[BEGIN Data entries]

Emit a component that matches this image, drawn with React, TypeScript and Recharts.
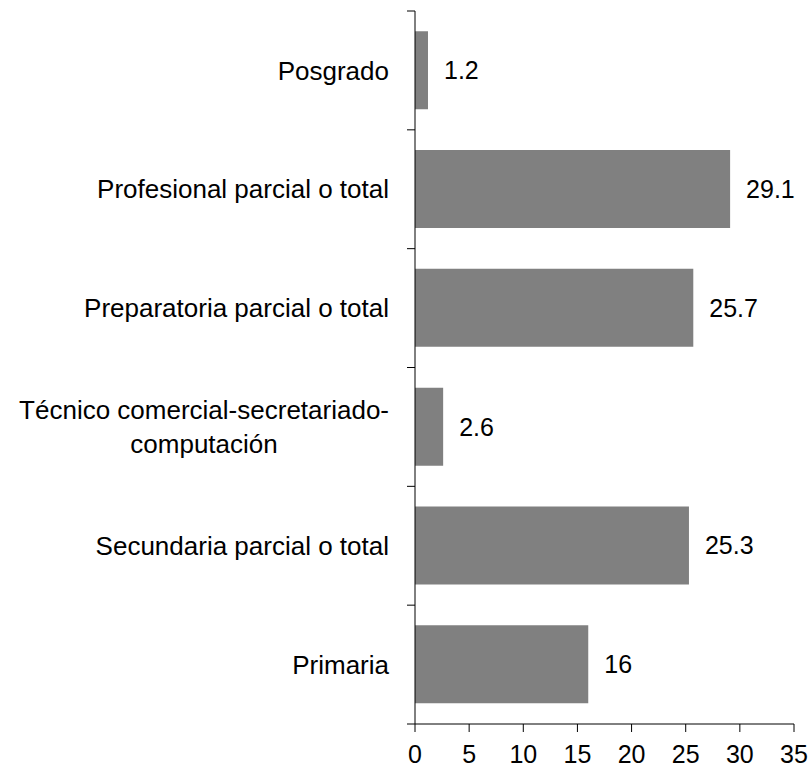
import React from "react";
import { BarChart, Bar, XAxis, YAxis, LabelList } from "recharts";

const categories = [
  "Posgrado",
  "Profesional parcial o total",
  "Preparatoria parcial o total",
  "Técnico comercial-secretariado-computación",
  "Secundaria parcial o total",
  "Primaria",
];
const values = [1.2, 29.1, 25.7, 2.6, 25.3, 16];
const xTicks = [0, 5, 10, 15, 20, 25, 30, 35];

const data = categories.map((name, i) => ({ name, value: values[i] }));

const FONT = "'Liberation Sans', Arial, sans-serif";
const LABEL_SIZE = 26;
const TICK_GAP = 26;

// break long labels after a hyphen like the original
const splitLabel = (s: string): string[] => {
  if (s.length < 30) return [s];
  const idx = s.lastIndexOf("-", 32);
  return idx > 0 ? [s.slice(0, idx + 1), s.slice(idx + 1)] : [s];
};

let ctx: CanvasRenderingContext2D | null = null;
const measure = (t: string) => {
  if (!ctx) ctx = document.createElement("canvas").getContext("2d");
  if (!ctx) return t.length * 13;
  ctx.font = `${LABEL_SIZE}px 'Liberation Sans'`;
  return ctx.measureText(t).width;
};

const CategoryTick = (props: any) => {
  const { x, y, payload, index, visibleTicksCount } = props;
  const half = payload.offset || 0;
  const ax = x + TICK_GAP;
  const lines = splitLabel(payload.value);
  // tick marks sit on the band edges, not the band centres
  const marks = [
    <line key="a" x1={ax - 8} x2={ax} y1={y - half} y2={y - half} stroke="#000" />,
  ];
  if (index === visibleTicksCount - 1) {
    marks.push(<line key="b" x1={ax - 8} x2={ax} y1={y + half} y2={y + half} stroke="#000" />);
  }
  if (lines.length === 1) {
    return (
      <g>
        {marks}
        <text x={x} y={y} dy="0.355em" textAnchor="end" fontSize={LABEL_SIZE} fontFamily={FONT} fill="#000">
          {lines[0]}
        </text>
      </g>
    );
  }
  const w = Math.max(...lines.map(measure));
  const cx = x - w / 2;
  return (
    <g>
      {marks}
      <text textAnchor="middle" fontSize={LABEL_SIZE} fontFamily={FONT} fill="#000">
        <tspan x={cx} y={y - 7.5}>{lines[0]}</tspan>
        <tspan x={cx} y={y + 26}>{lines[1]}</tspan>
      </text>
    </g>
  );
};

export default function App() {
  return (
    <div style={{ position: "fixed", left: 0, top: 0, width: 812, height: 769, background: "#fff" }}>
      <BarChart
        width={812}
        height={769}
        data={data}
        layout="vertical"
        margin={{ top: 11, right: 18, bottom: 0, left: 0 }}
        barCategoryGap="17%"
      >
        <XAxis
          type="number"
          domain={[0, 35]}
          ticks={xTicks}
          interval={0}
          height={45}
          tickSize={8}
          tickMargin={13}
          stroke="#000"
          tick={{ fontSize: 25, fontFamily: FONT, fill: "#000" }}
        />
        <YAxis
          type="category"
          dataKey="name"
          width={415}
          stroke="#000"
          tickLine={false}
          tickSize={0}
          tickMargin={TICK_GAP}
          interval={0}
          tick={<CategoryTick />}
        />
        <Bar dataKey="value" fill="#808080" isAnimationActive={false}>
          <LabelList
            dataKey="value"
            position="right"
            offset={16}
            fill="#000"
            fontSize={25}
            fontFamily={FONT}
          />
        </Bar>
      </BarChart>
    </div>
  );
}
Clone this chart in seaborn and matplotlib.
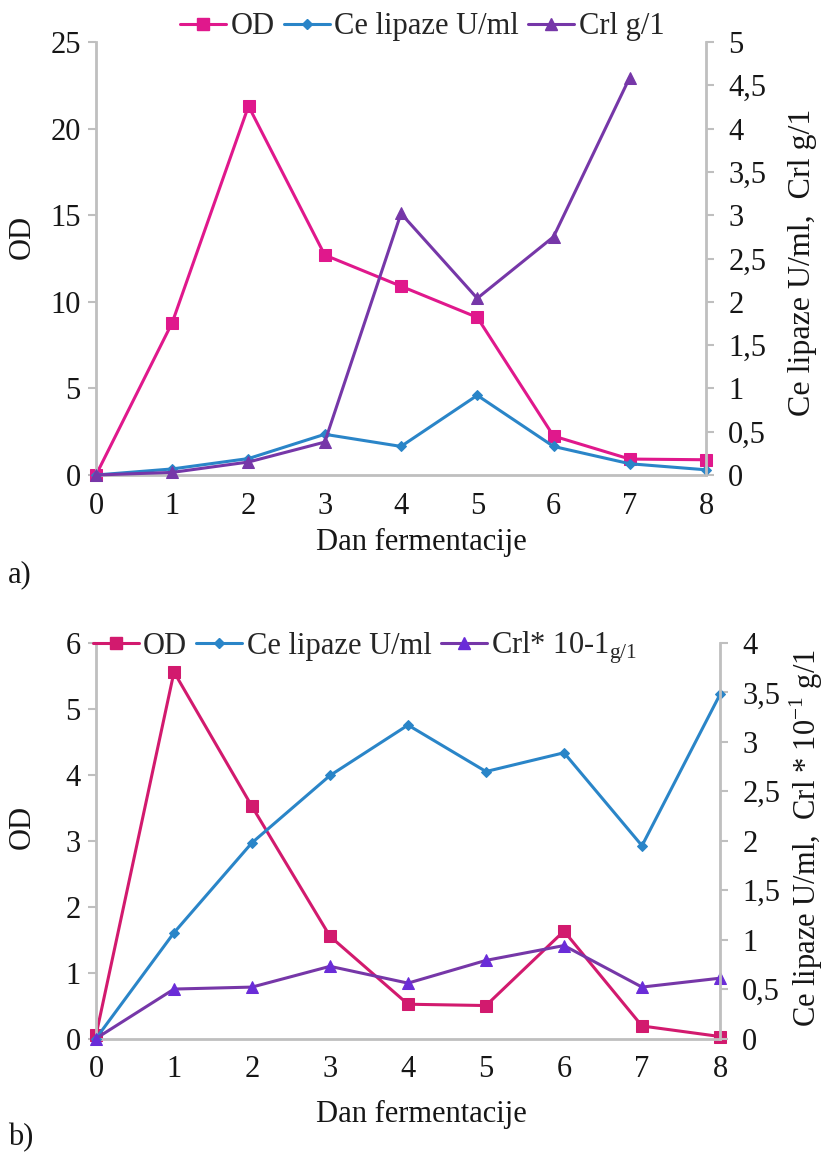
import matplotlib
matplotlib.use("Agg")
import matplotlib.pyplot as plt
import seaborn as sns
import pandas as pd
from matplotlib.ticker import FixedLocator, FuncFormatter
from matplotlib.lines import Line2D

sns.set_theme(style="white")
plt.rcParams['font.family'] = ['Liberation Serif', 'DejaVu Serif']
plt.rcParams['mathtext.fontset'] = 'custom'
plt.rcParams['mathtext.rm'] = 'Liberation Serif'

days = [0, 1, 2, 3, 4, 5, 6, 7, 8]

# Panel a
od_a = [0.0, 8.8, 21.3, 12.7, 10.9, 9.1, 2.25, 0.92, 0.88]
lip_a = [0.0, 0.07, 0.19, 0.47, 0.33, 0.92, 0.33, 0.13, 0.06]
crl_days_a = [0, 1, 2, 3, 4, 5, 6, 7]
crl_a = [0.0, 0.03, 0.15, 0.38, 3.02, 2.04, 2.75, 4.59]

# Panel b
od_b = [0.05, 5.56, 3.52, 1.55, 0.52, 0.50, 1.63, 0.19, 0.03]
lip_b = [0.0, 1.07, 1.98, 2.66, 3.17, 2.70, 2.89, 1.95, 3.48]
crl_b = [0.0, 0.50, 0.52, 0.73, 0.56, 0.79, 0.94, 0.52, 0.61]

left_ticks_a = [0, 5, 10, 15, 20, 25]
right_ticks_a = [0, 0.5, 1, 1.5, 2, 2.5, 3, 3.5, 4, 4.5, 5]
left_ticks_b = [0, 1, 2, 3, 4, 5, 6]
right_ticks_b = [0, 0.5, 1, 1.5, 2, 2.5, 3, 3.5, 4]

C_OD_A = "#E0188C"
C_OD_B = "#D21A6E"
C_LIP = "#2A85C8"
C_CRL = "#7637A8"
C_CRL_B_MK = "#6A2CD8"
GRAY = "#BFBFBF"
FS = 22
TXT = "#161616"

def comma(v, pos):
    return ("%g" % v).replace(".", ",")

fig = plt.figure(figsize=(8.27, 11.57), dpi=100)

def style_axes(ax, ax2):
    for a in (ax, ax2):
        for s in a.spines.values():
            s.set_visible(False)
        a.grid(False)
        a.set_facecolor("none")
    ax.spines['left'].set_visible(True)
    ax.spines['bottom'].set_visible(True)
    ax2.spines['right'].set_visible(True)
    for a, s in ((ax, 'left'), (ax, 'bottom'), (ax2, 'right')):
        a.spines[s].set_color(GRAY)
        a.spines[s].set_linewidth(2)
    ax.tick_params(axis='both', which='both', direction='out', length=6, width=1.5,
                   color=GRAY, labelsize=FS, labelcolor=TXT, pad=5)
    ax2.tick_params(axis='y', direction='out', length=6, width=1.5, color=GRAY,
                    labelsize=FS, labelcolor=TXT, pad=10)
    ax.tick_params(axis='x', pad=6)
    ax.set_xlim(0, 8)
    ax.xaxis.set_major_locator(FixedLocator(days))

def draw(ax, ax2, x, od, lip, xc, crl, c_od, c_crl_mk):
    df_od = pd.DataFrame({"x": x, "y": od})
    df_lip = pd.DataFrame({"x": x, "y": lip})
    df_crl = pd.DataFrame({"x": xc, "y": crl})
    sns.lineplot(data=df_od, x="x", y="y", ax=ax, color=c_od, marker="s", markersize=9,
                 markeredgecolor=c_od, markerfacecolor=c_od, linewidth=2.2, clip_on=False)
    sns.lineplot(data=df_lip, x="x", y="y", ax=ax2, color=C_LIP, marker="D", markersize=5,
                 markeredgecolor=C_LIP, linewidth=2.2, clip_on=False)
    sns.lineplot(data=df_crl, x="x", y="y", ax=ax2, color=C_CRL, marker="^", markersize=9,
                 markeredgecolor=c_crl_mk, markerfacecolor=c_crl_mk, linewidth=2.2, clip_on=False)

# ---------- Panel a ----------
axa = fig.add_axes([96/827, 1-475/1157, 610/827, 433/1157])
axa2 = axa.twinx()
draw(axa, axa2, days, od_a, lip_a, crl_days_a, crl_a, C_OD_A, C_CRL)
style_axes(axa, axa2)
axa.set_ylim(0, 25)
axa.yaxis.set_major_locator(FixedLocator(left_ticks_a))
axa2.set_ylim(0, 5)
axa2.yaxis.set_major_locator(FixedLocator(right_ticks_a))
axa2.yaxis.set_major_formatter(FuncFormatter(comma))
axa.set_xlabel("Dan fermentacije", fontsize=FS, color=TXT)
axa.xaxis.set_label_coords(0.533, -0.122)
axa.set_ylabel("OD", fontsize=FS, color=TXT)
axa.yaxis.set_label_coords(-0.097, 0.55)
axa2.set_ylabel("Ce lipaze U/ml,  Crl g/1", fontsize=FS + 1, color=TXT)
axa2.yaxis.set_label_coords(1.134, 0.49)

handles_a = [
    Line2D([], [], color=C_OD_A, marker="s", markersize=9, linewidth=2.2),
    Line2D([], [], color=C_LIP, marker="D", markersize=5, linewidth=2.2),
    Line2D([], [], color=C_CRL, marker="^", markersize=9, linewidth=2.2),
]
axa.legend(handles_a, ["OD", "Ce lipaze U/ml", "Crl g/1"], ncol=3, frameon=False,
           fontsize=FS, loc="center", bbox_to_anchor=(0.535, 1.035), handlelength=1.5,
           handletextpad=0.15, columnspacing=0.3, borderaxespad=0)
fig.text(8/827, 1-575/1157, "a)", fontsize=FS, va="center", ha="left", color=TXT)

# ---------- Panel b ----------
axb = fig.add_axes([96/827, 1-1038.5/1157, 624/827, 395.5/1157])
axb2 = axb.twinx()
draw(axb, axb2, days, od_b, lip_b, days, crl_b, C_OD_B, C_CRL_B_MK)
style_axes(axb, axb2)
axb.set_ylim(0, 6)
axb.yaxis.set_major_locator(FixedLocator(left_ticks_b))
axb2.set_ylim(0, 4)
axb2.yaxis.set_major_locator(FixedLocator(right_ticks_b))
axb2.yaxis.set_major_formatter(FuncFormatter(comma))
axb.set_xlabel("Dan fermentacije", fontsize=FS, color=TXT)
axb.xaxis.set_label_coords(0.521, -0.156)
axb.set_ylabel("OD", fontsize=FS, color=TXT)
axb.yaxis.set_label_coords(-0.095, 0.535)
axb2.set_ylabel(r"Ce lipaze U/ml,  Crl * 10$^{-1}$ g/1", fontsize=FS, color=TXT)
axb2.yaxis.set_label_coords(1.108, 0.507)

handles_b = [
    Line2D([], [], color=C_OD_B, marker="s", markersize=9, linewidth=2.2),
    Line2D([], [], color=C_LIP, marker="D", markersize=5, linewidth=2.2),
    Line2D([], [], color=C_CRL, marker="^", markersize=9, markerfacecolor=C_CRL_B_MK,
           markeredgecolor=C_CRL_B_MK, linewidth=2.2),
]
axb.legend(handles_b, ["OD", "Ce lipaze U/ml", r"Crl* 10-1$_{\mathrm{g/1}}$"], ncol=3,
           frameon=False, fontsize=FS, loc="center", bbox_to_anchor=(0.431, 0.987),
           handlelength=1.5, handletextpad=0.15, columnspacing=0.3, borderaxespad=0)
fig.text(8/827, 1-1138/1157, "b)", fontsize=FS, va="center", ha="left", color=TXT)

fig.savefig("out.png", dpi=100)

[END Data entries]

- [Problem to solve] Reproduce only the lines from the beginning of the data through the line that contains "XAxis, YAxis, LabelList", both included, and please drop the pictures.

- [Response to the exercise]
Emit a component that matches this image, drawn with React, TypeScript and Recharts.
import React from "react";
import { BarChart, Bar, XAxis, YAxis, LabelList } from "recharts";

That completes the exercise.